Repeat exactly, and only, the lines from the one that contains "Clone this chart in seaborn and matplotlib." to the one that contains "from matplotlib.ticker import MultipleLocator", both ends included. Omit every picture.

§ **Entries shown**
______
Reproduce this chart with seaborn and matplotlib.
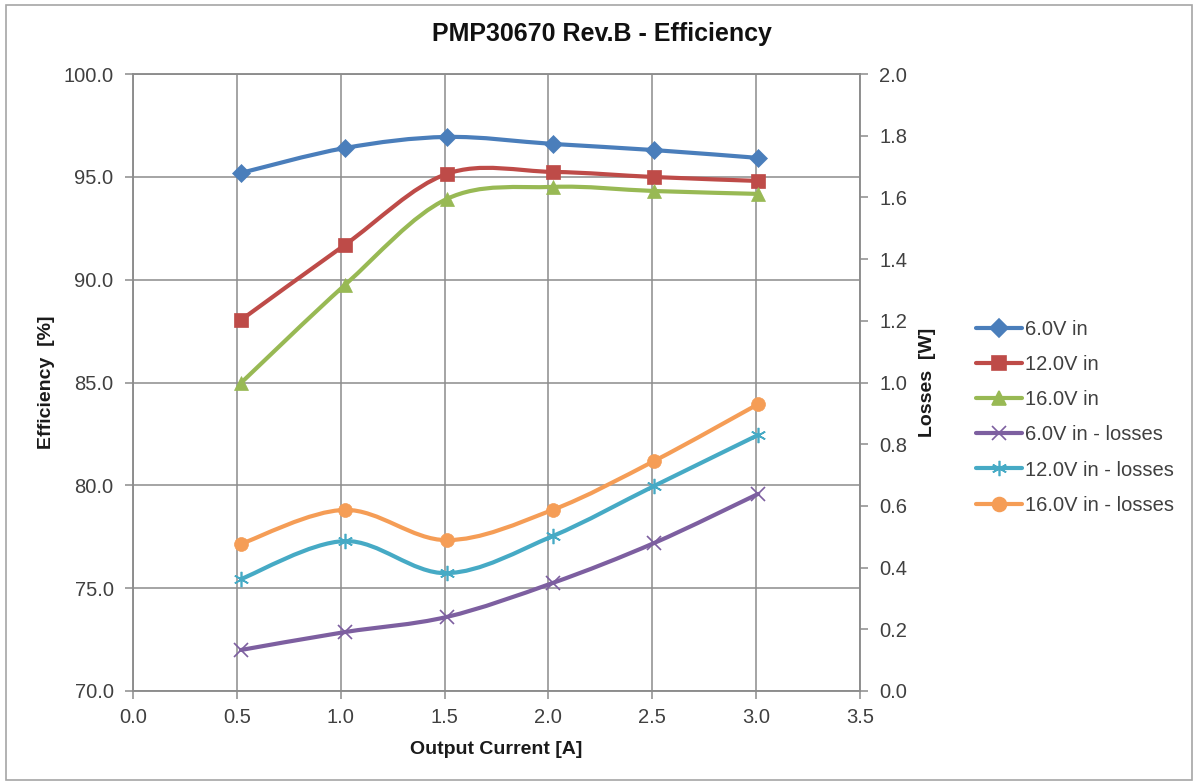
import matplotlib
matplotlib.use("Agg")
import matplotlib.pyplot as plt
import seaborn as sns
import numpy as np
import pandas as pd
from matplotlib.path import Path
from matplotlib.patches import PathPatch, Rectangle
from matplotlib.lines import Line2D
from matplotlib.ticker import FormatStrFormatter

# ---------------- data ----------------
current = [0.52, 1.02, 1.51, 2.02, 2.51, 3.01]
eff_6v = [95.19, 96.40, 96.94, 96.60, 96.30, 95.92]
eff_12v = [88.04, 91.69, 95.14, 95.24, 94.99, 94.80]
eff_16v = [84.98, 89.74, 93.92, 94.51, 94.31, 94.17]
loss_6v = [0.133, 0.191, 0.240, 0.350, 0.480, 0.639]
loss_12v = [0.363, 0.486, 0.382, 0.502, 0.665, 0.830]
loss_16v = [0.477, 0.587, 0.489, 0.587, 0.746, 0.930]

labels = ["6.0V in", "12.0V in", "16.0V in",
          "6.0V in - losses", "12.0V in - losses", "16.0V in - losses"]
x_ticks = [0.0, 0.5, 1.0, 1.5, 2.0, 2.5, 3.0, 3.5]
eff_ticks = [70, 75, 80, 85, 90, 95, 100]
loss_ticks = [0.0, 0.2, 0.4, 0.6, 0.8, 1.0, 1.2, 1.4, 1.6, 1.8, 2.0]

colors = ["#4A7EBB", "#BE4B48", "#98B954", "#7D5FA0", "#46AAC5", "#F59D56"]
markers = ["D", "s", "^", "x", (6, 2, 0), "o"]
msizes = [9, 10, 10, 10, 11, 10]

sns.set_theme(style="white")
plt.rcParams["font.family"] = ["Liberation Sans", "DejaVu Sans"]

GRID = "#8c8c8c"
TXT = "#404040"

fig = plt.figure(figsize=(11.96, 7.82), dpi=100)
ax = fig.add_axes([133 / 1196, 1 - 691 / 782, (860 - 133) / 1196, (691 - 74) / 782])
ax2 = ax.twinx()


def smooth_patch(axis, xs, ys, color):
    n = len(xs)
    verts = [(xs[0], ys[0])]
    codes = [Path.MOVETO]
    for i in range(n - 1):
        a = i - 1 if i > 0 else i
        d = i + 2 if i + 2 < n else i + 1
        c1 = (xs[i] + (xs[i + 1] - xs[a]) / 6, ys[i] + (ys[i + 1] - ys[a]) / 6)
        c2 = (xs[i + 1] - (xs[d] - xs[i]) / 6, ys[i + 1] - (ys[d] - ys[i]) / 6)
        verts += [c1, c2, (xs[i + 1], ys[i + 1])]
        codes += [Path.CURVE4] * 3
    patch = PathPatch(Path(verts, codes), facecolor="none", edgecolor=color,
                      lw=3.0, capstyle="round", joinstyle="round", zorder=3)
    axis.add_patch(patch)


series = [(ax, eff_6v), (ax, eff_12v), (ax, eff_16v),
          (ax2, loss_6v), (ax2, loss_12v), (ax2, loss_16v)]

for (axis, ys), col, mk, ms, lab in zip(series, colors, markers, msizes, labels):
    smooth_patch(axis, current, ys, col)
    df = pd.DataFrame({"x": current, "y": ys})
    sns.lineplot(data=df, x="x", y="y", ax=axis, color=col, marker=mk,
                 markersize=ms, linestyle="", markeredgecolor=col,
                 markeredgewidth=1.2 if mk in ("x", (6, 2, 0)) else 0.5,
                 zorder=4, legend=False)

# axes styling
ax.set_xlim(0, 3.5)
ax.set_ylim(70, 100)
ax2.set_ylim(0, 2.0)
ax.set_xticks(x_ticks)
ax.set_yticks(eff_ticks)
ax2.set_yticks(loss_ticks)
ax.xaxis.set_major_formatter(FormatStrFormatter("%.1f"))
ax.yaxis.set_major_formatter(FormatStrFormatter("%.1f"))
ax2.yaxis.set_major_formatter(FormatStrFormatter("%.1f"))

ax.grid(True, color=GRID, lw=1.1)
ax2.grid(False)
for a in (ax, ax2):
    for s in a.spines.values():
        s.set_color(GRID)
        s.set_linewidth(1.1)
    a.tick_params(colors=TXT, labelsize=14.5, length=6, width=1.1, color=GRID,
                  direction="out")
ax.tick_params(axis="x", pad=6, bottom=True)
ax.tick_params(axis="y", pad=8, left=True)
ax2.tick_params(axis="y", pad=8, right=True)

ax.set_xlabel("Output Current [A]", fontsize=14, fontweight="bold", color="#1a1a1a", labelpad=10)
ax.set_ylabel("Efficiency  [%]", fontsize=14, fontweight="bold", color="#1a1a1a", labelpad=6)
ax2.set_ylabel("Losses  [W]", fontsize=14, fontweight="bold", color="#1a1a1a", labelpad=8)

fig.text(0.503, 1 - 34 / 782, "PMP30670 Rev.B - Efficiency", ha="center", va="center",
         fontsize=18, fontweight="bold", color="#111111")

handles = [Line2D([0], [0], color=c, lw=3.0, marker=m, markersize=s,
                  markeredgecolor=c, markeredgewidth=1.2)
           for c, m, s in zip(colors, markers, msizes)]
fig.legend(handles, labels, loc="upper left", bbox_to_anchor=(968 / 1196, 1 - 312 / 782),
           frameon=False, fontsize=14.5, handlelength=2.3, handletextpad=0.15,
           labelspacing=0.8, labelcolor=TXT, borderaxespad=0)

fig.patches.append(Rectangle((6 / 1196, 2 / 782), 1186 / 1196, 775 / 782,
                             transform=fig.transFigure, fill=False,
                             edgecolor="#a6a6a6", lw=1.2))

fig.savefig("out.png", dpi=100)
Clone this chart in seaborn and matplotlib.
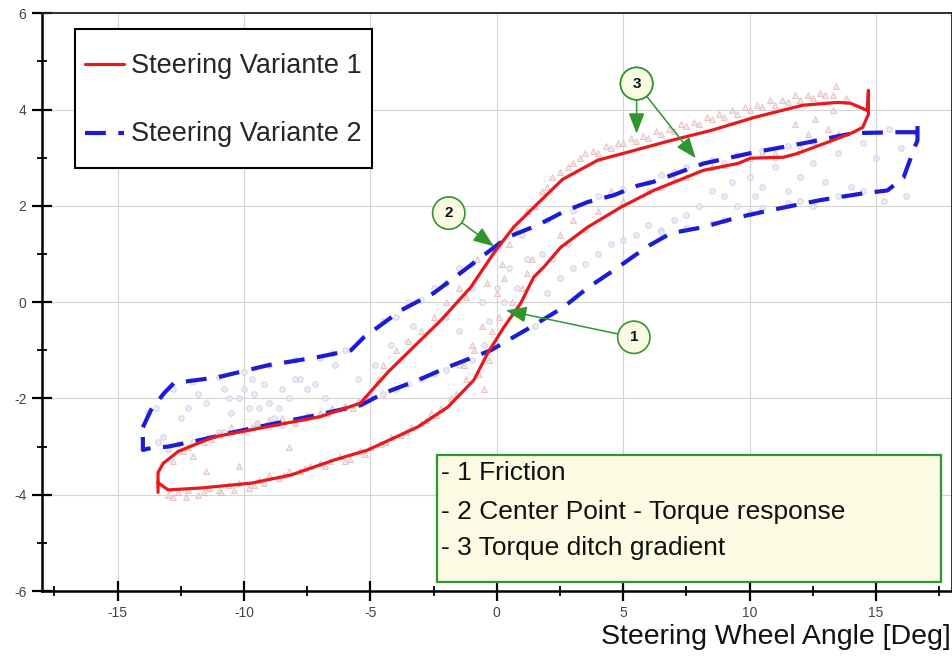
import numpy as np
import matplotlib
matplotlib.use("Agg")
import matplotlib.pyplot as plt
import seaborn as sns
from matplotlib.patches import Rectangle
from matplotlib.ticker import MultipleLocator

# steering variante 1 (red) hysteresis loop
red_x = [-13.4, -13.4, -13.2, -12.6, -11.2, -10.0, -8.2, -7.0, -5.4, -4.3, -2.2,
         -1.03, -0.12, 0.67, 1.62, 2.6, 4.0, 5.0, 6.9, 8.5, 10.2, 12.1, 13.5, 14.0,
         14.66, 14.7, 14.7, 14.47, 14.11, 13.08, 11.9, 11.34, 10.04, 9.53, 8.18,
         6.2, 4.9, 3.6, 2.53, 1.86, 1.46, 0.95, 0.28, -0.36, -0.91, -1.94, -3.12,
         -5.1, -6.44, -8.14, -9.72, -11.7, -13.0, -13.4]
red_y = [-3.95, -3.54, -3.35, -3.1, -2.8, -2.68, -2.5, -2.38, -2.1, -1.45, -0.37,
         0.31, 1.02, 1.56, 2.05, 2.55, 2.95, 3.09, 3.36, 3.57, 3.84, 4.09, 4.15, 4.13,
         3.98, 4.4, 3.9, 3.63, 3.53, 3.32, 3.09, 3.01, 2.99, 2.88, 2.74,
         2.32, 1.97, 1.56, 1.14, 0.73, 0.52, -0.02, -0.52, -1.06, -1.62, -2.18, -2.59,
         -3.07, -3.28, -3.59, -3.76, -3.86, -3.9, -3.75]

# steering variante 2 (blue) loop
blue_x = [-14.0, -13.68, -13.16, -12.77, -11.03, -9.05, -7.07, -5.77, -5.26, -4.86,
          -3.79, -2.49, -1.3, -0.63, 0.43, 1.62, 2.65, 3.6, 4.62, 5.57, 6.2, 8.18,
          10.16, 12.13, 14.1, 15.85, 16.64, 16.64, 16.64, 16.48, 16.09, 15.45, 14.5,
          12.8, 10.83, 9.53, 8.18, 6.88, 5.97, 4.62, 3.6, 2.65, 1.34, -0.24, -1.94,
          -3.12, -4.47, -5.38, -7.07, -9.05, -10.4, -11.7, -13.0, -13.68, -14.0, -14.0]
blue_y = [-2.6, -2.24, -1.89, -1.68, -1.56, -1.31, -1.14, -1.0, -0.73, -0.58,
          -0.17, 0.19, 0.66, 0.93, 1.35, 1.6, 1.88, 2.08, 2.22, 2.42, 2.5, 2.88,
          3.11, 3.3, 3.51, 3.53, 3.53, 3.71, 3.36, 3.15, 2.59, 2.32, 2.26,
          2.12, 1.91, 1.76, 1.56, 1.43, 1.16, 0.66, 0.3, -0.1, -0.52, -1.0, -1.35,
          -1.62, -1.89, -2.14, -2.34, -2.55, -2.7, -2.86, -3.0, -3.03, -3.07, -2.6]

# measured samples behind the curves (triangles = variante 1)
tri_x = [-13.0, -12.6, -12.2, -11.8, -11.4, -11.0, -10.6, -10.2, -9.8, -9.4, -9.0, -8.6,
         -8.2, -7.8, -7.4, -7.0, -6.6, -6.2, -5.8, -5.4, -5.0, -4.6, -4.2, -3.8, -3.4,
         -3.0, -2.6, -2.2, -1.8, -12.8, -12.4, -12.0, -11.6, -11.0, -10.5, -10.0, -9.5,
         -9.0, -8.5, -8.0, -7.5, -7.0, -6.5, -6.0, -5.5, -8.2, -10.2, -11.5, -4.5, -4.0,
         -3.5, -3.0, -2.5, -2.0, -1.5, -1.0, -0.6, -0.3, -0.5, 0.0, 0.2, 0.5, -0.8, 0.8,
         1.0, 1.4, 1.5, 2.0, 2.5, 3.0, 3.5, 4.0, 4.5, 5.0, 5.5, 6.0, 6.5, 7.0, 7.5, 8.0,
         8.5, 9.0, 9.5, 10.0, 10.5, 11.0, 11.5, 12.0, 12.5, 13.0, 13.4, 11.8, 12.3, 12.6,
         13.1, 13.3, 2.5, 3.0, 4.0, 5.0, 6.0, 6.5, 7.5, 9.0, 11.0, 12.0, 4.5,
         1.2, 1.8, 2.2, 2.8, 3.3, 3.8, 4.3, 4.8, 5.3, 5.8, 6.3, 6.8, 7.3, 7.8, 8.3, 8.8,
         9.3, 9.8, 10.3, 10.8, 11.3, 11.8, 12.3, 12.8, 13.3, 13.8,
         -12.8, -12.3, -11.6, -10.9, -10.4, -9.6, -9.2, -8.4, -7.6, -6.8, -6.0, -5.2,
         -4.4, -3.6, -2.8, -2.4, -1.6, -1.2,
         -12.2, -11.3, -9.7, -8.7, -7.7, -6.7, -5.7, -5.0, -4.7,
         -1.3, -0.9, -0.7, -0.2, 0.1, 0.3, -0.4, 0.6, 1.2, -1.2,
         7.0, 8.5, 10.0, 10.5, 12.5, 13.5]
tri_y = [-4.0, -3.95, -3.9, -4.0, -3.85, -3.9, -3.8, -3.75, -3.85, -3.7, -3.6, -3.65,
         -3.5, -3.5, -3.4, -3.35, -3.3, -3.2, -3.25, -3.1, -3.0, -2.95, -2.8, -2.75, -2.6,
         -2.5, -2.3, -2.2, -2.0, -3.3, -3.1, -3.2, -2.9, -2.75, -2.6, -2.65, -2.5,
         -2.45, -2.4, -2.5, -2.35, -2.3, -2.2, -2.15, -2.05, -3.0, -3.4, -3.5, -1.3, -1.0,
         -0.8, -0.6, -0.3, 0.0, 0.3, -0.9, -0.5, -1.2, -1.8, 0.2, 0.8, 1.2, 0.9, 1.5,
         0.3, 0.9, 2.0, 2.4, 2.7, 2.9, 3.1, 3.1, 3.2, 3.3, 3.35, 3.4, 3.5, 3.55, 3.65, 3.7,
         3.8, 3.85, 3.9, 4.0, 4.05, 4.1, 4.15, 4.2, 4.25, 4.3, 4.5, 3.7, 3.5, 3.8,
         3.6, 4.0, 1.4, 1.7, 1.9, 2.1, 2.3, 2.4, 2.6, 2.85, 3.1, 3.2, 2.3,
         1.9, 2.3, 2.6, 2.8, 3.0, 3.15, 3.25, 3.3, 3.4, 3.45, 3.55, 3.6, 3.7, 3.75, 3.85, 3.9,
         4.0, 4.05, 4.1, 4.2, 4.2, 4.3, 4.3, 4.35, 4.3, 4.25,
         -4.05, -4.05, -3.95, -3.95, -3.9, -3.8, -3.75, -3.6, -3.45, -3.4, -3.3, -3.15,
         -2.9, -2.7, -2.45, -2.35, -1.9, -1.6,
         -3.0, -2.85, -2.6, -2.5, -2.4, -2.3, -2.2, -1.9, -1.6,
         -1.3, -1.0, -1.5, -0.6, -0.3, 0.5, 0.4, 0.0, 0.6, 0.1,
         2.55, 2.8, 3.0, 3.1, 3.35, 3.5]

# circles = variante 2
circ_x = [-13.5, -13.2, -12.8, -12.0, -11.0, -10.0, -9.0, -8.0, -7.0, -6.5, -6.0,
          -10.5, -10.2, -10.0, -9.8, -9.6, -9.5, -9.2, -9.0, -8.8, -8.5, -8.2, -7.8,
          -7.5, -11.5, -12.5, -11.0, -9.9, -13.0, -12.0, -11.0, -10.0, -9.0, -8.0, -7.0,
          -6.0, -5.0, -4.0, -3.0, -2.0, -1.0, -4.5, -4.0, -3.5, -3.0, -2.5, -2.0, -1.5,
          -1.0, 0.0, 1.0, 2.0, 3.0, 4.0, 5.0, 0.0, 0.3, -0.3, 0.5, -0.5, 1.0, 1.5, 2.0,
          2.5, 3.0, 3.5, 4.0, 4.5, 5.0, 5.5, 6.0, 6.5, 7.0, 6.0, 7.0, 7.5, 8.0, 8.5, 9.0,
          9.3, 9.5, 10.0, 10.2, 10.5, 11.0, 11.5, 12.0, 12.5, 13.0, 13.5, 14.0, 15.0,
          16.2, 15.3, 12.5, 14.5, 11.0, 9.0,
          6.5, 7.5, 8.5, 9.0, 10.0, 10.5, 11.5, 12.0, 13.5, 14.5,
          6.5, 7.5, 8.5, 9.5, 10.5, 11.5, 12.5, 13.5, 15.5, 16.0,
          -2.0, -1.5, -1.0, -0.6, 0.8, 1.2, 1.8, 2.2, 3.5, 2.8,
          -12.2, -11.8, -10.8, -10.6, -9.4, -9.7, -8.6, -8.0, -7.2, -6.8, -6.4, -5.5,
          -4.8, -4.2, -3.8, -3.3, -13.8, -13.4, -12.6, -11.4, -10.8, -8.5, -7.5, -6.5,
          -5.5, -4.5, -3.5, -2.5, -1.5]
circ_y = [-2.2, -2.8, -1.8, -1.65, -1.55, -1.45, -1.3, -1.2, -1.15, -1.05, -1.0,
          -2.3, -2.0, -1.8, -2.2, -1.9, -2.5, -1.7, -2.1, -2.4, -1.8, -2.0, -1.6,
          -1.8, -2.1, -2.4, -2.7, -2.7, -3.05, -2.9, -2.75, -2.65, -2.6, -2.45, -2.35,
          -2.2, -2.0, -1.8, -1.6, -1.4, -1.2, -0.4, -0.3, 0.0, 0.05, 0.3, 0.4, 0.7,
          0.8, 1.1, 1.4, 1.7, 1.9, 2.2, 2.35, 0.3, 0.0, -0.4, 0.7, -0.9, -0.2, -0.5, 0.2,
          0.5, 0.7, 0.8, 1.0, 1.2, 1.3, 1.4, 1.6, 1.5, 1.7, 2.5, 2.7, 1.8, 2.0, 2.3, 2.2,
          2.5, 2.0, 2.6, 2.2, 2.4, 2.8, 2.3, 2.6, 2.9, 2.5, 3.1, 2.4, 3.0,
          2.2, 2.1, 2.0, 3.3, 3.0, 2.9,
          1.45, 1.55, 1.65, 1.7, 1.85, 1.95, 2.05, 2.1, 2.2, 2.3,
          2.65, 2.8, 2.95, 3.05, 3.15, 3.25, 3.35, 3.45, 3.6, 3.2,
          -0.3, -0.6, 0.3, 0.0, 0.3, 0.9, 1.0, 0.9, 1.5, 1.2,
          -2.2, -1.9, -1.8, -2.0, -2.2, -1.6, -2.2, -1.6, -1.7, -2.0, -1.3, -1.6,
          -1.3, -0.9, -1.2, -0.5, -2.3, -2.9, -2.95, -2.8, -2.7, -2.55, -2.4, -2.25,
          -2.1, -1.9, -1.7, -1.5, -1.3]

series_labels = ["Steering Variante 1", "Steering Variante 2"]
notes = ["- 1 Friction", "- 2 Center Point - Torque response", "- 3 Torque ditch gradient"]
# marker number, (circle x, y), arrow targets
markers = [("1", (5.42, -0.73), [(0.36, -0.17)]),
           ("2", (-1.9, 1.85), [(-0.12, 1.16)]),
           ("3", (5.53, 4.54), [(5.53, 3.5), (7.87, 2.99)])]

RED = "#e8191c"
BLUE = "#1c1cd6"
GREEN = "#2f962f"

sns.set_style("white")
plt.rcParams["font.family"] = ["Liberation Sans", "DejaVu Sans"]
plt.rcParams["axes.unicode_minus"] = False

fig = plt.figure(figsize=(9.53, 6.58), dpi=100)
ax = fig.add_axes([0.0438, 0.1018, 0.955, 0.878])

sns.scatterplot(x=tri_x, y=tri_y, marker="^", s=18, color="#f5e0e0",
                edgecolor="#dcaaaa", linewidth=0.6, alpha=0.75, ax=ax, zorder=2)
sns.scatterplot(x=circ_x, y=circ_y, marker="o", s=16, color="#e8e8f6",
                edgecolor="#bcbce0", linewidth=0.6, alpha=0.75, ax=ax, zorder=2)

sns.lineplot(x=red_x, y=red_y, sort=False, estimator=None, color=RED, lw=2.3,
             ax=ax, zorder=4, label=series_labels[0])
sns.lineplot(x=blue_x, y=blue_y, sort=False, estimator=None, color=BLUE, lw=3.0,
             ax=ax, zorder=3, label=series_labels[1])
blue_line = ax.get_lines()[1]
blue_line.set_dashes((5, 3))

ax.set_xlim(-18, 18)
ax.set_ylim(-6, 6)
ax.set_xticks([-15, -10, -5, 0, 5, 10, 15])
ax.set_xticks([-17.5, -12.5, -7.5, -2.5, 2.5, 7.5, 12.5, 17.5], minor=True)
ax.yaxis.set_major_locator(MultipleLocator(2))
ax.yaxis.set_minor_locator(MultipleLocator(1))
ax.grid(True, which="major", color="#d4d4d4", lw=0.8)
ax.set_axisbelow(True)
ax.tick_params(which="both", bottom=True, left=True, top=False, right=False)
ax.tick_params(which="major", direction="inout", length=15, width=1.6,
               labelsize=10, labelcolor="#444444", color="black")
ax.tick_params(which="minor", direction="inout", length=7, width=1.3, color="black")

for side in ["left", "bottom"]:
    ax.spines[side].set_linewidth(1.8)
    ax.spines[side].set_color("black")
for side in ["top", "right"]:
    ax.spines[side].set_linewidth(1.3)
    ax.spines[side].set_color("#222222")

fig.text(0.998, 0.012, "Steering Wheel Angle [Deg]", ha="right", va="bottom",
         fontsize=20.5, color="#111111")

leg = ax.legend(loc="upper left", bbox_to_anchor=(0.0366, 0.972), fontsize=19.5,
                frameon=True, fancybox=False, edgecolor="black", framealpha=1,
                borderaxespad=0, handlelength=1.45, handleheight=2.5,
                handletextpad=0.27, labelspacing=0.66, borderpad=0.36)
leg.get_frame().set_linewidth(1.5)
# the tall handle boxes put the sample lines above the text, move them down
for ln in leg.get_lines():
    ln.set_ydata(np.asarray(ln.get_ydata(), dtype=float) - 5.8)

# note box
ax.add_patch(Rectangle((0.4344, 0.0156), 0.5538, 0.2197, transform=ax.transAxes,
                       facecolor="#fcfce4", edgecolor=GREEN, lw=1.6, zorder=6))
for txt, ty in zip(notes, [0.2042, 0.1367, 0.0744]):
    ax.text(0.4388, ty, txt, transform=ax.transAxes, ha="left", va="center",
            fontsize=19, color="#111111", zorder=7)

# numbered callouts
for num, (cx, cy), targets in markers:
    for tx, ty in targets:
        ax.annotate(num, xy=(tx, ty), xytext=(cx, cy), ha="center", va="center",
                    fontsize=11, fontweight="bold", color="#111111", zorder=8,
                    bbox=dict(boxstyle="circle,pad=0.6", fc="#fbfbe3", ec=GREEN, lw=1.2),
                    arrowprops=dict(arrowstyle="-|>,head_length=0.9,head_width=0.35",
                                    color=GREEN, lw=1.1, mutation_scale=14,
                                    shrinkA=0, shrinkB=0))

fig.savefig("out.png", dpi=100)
______
§ **Task solution**
Clone this chart in seaborn and matplotlib.
import numpy as np
import matplotlib
matplotlib.use("Agg")
import matplotlib.pyplot as plt
import seaborn as sns
from matplotlib.patches import Rectangle
from matplotlib.ticker import MultipleLocator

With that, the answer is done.